心理学で扱う心理量、例えば、感覚のデータとかそういうのも、基本的には比率尺度と考えられています。

このような尺度の違いは、結構重要なことです。例えば、代表値の取り方の違い、なんてので少し考えてみましょう。

背番号の値のような名義尺度の場合、その値をまとめて、平均を取るなんてことをしても意味がありません。こういう場合は、どの値が一番よく出てくるか、つまり、「最頻値 mode」を取って、それに値を代表させたほうがいいわけです。しかし、順位のような順序尺度の場合、全体の値を代表させるとしたら、全体の真ん中の値、つまり、「中央値 median」を取ったほうがいいでしょう。このように、尺度の違いによって、値の代表のさせ方も異なってきます。
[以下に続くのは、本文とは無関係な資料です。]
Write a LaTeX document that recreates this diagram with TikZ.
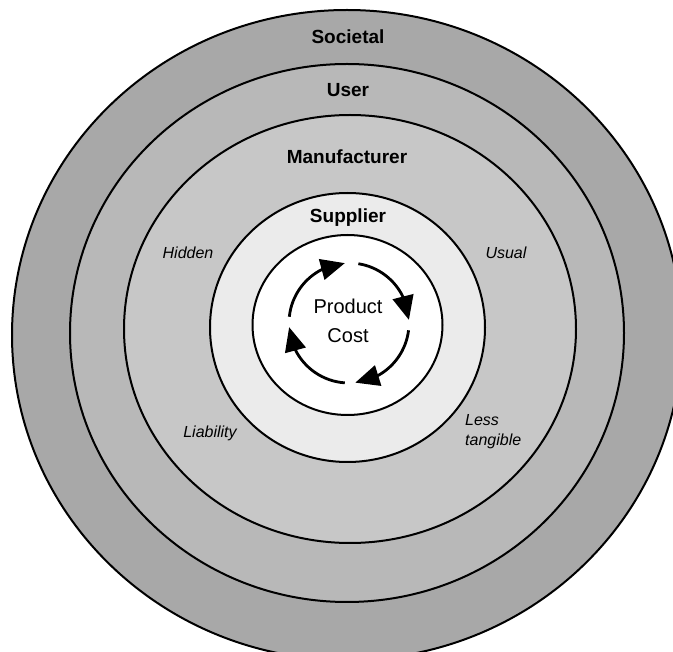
\documentclass[tikz,border=0pt]{standalone}
\usepackage{fontspec}
\setmainfont{Liberation Sans}
\usetikzlibrary{arrows.meta,bending}
\begin{document}
\begin{tikzpicture}[x=1pt,y=-1pt,
  ring/.style={draw=black,line width=2pt},
  bandlabel/.style={font=\fontsize{19}{22}\selectfont\bfseries,inner sep=0pt},
  costlabel/.style={font=\fontsize{20}{29}\selectfont,align=center,inner sep=0pt},
  sidelabel/.style={font=\fontsize{16}{20}\selectfont\itshape,inner sep=0pt},
  cyc/.style={line width=2.8pt,-{Triangle[length=24pt,width=21pt,flex]}}]
\useasboundingbox (0,0) rectangle (673,652);
\begin{scope}
\clip (0,0) rectangle (673,652);
\filldraw[ring,fill=black!34] (347,335) ellipse [x radius=335, y radius=325];
\filldraw[ring,fill=black!28] (347,333) ellipse [x radius=277, y radius=269];
\filldraw[ring,fill=black!22] (350,329) ellipse [x radius=226, y radius=214];
\filldraw[ring,fill=black!8] (347.5,327.5) ellipse [x radius=137.5, y radius=134.5];
\filldraw[ring,fill=white] (347.5,325) ellipse [x radius=95, y radius=90];
\end{scope}
\node[bandlabel] (societal) at (348,37) {Societal};
\node[bandlabel] (user) at (348,90) {User};
\node[bandlabel] (manufacturer) at (347,157) {Manufacturer};
\node[bandlabel] (supplier) at (348,218) {Supplier};
\node[costlabel] (cost) at (348,321) {Product\\Cost};
\node[sidelabel] (hidden) at (188,253) {Hidden};
\node[sidelabel] (usual) at (506,253) {Usual};
\node[sidelabel] (liability) at (210,433) {Liability};
\node[sidelabel,anchor=north west,align=left] (less) at (465,414) {Less\\tangible};
\coordinate (c) at (349,323);
\draw[cyc] (c) ++(186:60) arc[start angle=186,end angle=266,radius=60];
\draw[cyc] (c) ++(279:60) arc[start angle=279,end angle=357,radius=60];
\draw[cyc] (c) ++(7:60) arc[start angle=7,end angle=84,radius=60];
\draw[cyc] (c) ++(94:60) arc[start angle=94,end angle=176,radius=60];
\end{tikzpicture}
\end{document}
ちなみに、間隔尺度だとしたら、その値は算術平均を取ったり、標準偏差を取ったりすることができます。比率平均になれば、幾何平均を取ることだってできます。これは計算が可能だから。名義尺度や順序尺度は計算が不可能ですから、このような方法を取ることはできません。繰り返しますが、尺度の違いによって、扱いが異なってくることに注意をしましょう。

最後に、具体的な例として、実際に間隔尺度をどうやって得ればいいのか?ということを考えてみましょう。この一つの方法が、「コンジョイント測定」です。これは、測定対象x、y、そのxとyの効果の尺度値f(x,y)をz(zは0以上の実数)としたとき、

1. 二重消去性(xとyがzとの関係において交互作用を持たないための条件)
2. 可解性(zとxがあればyを導ける。zとyがあればxを導ける、という数学的仮説)
3. アルキメデス性(無限に大きな尺度値の差は存在しない)

この3つが満たせるように測定するというお話。これを話し出すと結構難しいので、ああ、そうなんだとだけ理解しておいてくれればオーケーです。

ということで、今回の話は心理測定を裏から支持する理論についての話でした。